I feel like I might be misunderstanding how the the Docker bind mount stuff works.
CodePudding user response:
hope you are enjoying your containers journey !
Since I have no more informations to reproduce exactly your situation, I will just propose you what could work for you:
Here you got an error that said: "Unknown command: crawl", it means that the docker binary is interpreting your "crawl" argument of the scrapy command as a standalone command.
To avoid this, instead of running:
docker run -it -v ${PWD}:/app ufc-stats-scraper scrapy crawl ufc_future_fights -o future.csv -t csv
you should run your scrapy command within "bash -c", like this:
docker run -it -v ${PWD}:/app ufc-stats-scraper bash -c "scrapy crawl ufc_future_fights -o future.csv -t csv"

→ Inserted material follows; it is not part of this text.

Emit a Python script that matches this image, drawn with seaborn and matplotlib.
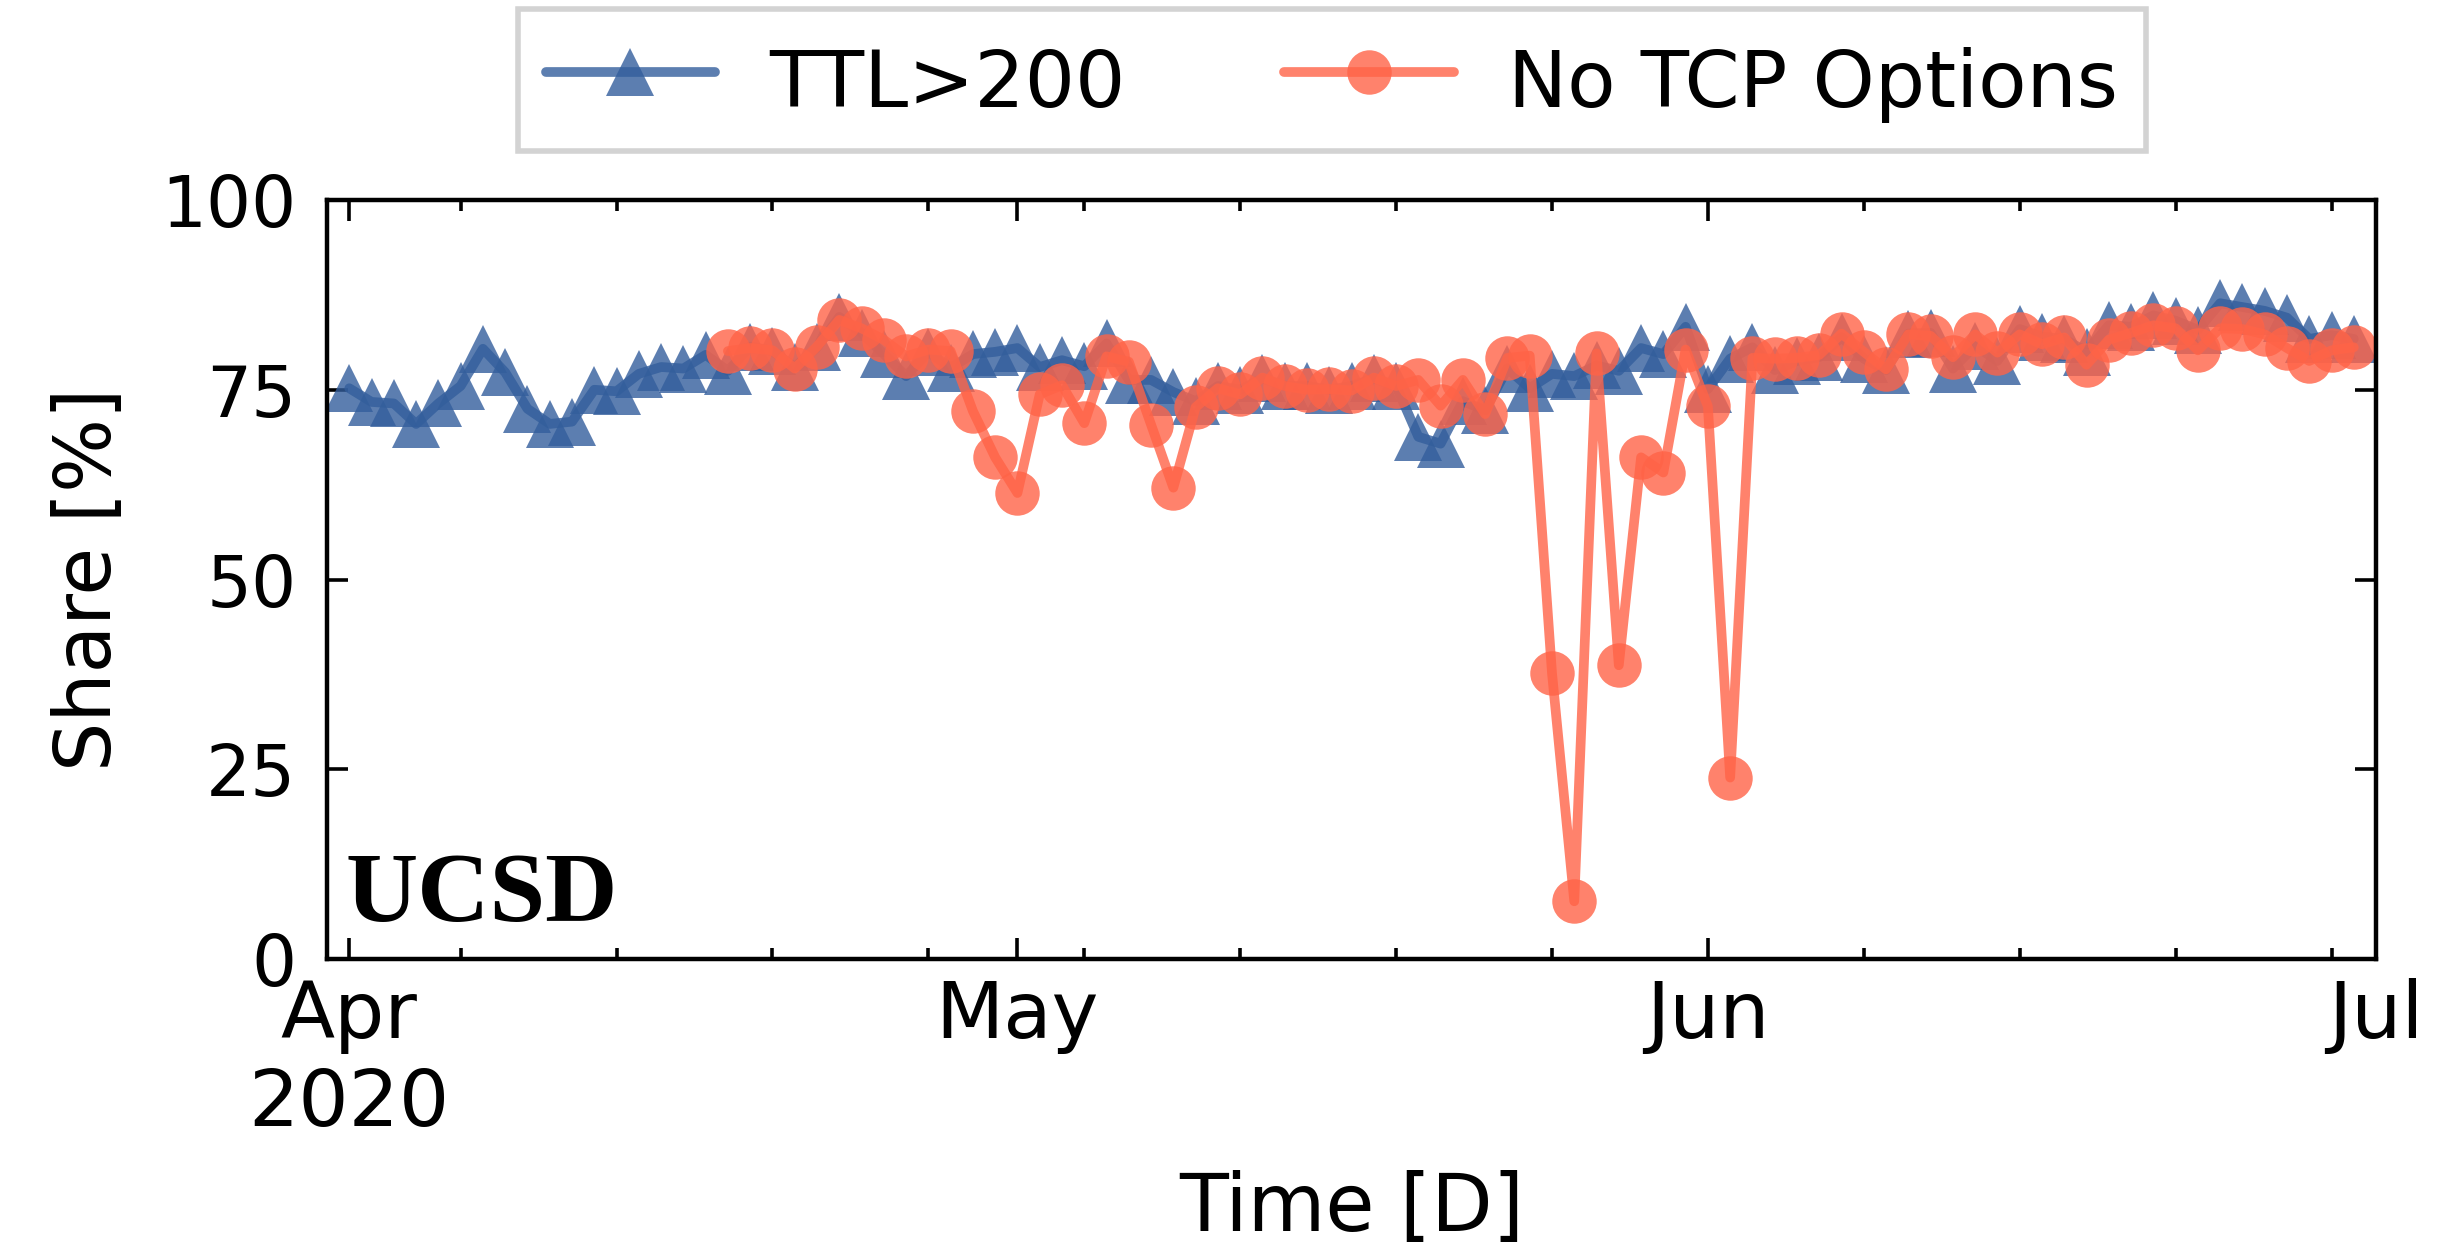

For you information, you can directly add the VOLUME configuration and your entrypoint command directly into your dockerfile, this way, you should be able to run your container just with docker run -it (or -d) ufc-stats-scraper (cf https://kapeli.com/cheat_sheets/Dockerfile.docset/Contents/Resources/Documents/index)
Hope this will help you ! bguess
CodePudding user response:
The issue is that I was mounting over the app/ directory and deleting all of the directories files. Instead of mounting the app directory, I created a new data folder within the app directory and mounted it.